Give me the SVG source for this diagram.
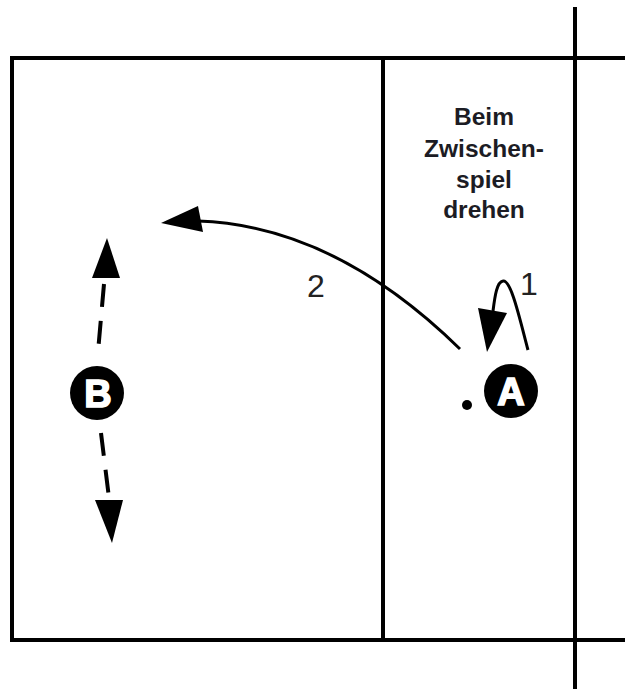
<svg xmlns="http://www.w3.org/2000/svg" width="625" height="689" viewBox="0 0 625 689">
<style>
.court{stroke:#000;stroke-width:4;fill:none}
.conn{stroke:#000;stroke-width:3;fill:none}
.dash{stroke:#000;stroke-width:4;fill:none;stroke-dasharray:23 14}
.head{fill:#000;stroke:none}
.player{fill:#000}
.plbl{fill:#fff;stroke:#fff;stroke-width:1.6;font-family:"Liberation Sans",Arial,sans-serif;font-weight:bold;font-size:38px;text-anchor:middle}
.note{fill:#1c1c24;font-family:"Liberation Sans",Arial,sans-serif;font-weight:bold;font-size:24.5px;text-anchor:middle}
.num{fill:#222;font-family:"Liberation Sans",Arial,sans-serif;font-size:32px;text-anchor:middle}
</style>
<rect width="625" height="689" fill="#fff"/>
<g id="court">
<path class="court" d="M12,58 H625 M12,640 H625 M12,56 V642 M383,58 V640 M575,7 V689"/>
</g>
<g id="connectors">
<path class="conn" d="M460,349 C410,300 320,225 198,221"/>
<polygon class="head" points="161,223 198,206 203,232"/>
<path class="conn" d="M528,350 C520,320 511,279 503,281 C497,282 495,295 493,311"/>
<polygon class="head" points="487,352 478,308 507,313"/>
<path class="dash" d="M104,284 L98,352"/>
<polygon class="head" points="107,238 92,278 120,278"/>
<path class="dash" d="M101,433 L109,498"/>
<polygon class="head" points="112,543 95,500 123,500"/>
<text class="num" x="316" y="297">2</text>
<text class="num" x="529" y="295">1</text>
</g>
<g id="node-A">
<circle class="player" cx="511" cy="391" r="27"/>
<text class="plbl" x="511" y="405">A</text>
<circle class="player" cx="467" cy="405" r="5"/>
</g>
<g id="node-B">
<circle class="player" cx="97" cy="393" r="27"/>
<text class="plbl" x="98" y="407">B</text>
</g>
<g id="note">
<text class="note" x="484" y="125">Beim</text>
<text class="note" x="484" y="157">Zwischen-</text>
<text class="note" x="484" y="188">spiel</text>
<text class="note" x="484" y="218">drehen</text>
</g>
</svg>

• Set exercise
Write out the full listing verbatim, excluding its pictures.

• Expected answer
Give me the SVG source for this diagram.
<svg xmlns="http://www.w3.org/2000/svg" width="625" height="689" viewBox="0 0 625 689">
<style>
.court{stroke:#000;stroke-width:4;fill:none}
.conn{stroke:#000;stroke-width:3;fill:none}
.dash{stroke:#000;stroke-width:4;fill:none;stroke-dasharray:23 14}
.head{fill:#000;stroke:none}
.player{fill:#000}
.plbl{fill:#fff;stroke:#fff;stroke-width:1.6;font-family:"Liberation Sans",Arial,sans-serif;font-weight:bold;font-size:38px;text-anchor:middle}
.note{fill:#1c1c24;font-family:"Liberation Sans",Arial,sans-serif;font-weight:bold;font-size:24.5px;text-anchor:middle}
.num{fill:#222;font-family:"Liberation Sans",Arial,sans-serif;font-size:32px;text-anchor:middle}
</style>
<rect width="625" height="689" fill="#fff"/>
<g id="court">
<path class="court" d="M12,58 H625 M12,640 H625 M12,56 V642 M383,58 V640 M575,7 V689"/>
</g>
<g id="connectors">
<path class="conn" d="M460,349 C410,300 320,225 198,221"/>
<polygon class="head" points="161,223 198,206 203,232"/>
<path class="conn" d="M528,350 C520,320 511,279 503,281 C497,282 495,295 493,311"/>
<polygon class="head" points="487,352 478,308 507,313"/>
<path class="dash" d="M104,284 L98,352"/>
<polygon class="head" points="107,238 92,278 120,278"/>
<path class="dash" d="M101,433 L109,498"/>
<polygon class="head" points="112,543 95,500 123,500"/>
<text class="num" x="316" y="297">2</text>
<text class="num" x="529" y="295">1</text>
</g>
<g id="node-A">
<circle class="player" cx="511" cy="391" r="27"/>
<text class="plbl" x="511" y="405">A</text>
<circle class="player" cx="467" cy="405" r="5"/>
</g>
<g id="node-B">
<circle class="player" cx="97" cy="393" r="27"/>
<text class="plbl" x="98" y="407">B</text>
</g>
<g id="note">
<text class="note" x="484" y="125">Beim</text>
<text class="note" x="484" y="157">Zwischen-</text>
<text class="note" x="484" y="188">spiel</text>
<text class="note" x="484" y="218">drehen</text>
</g>
</svg>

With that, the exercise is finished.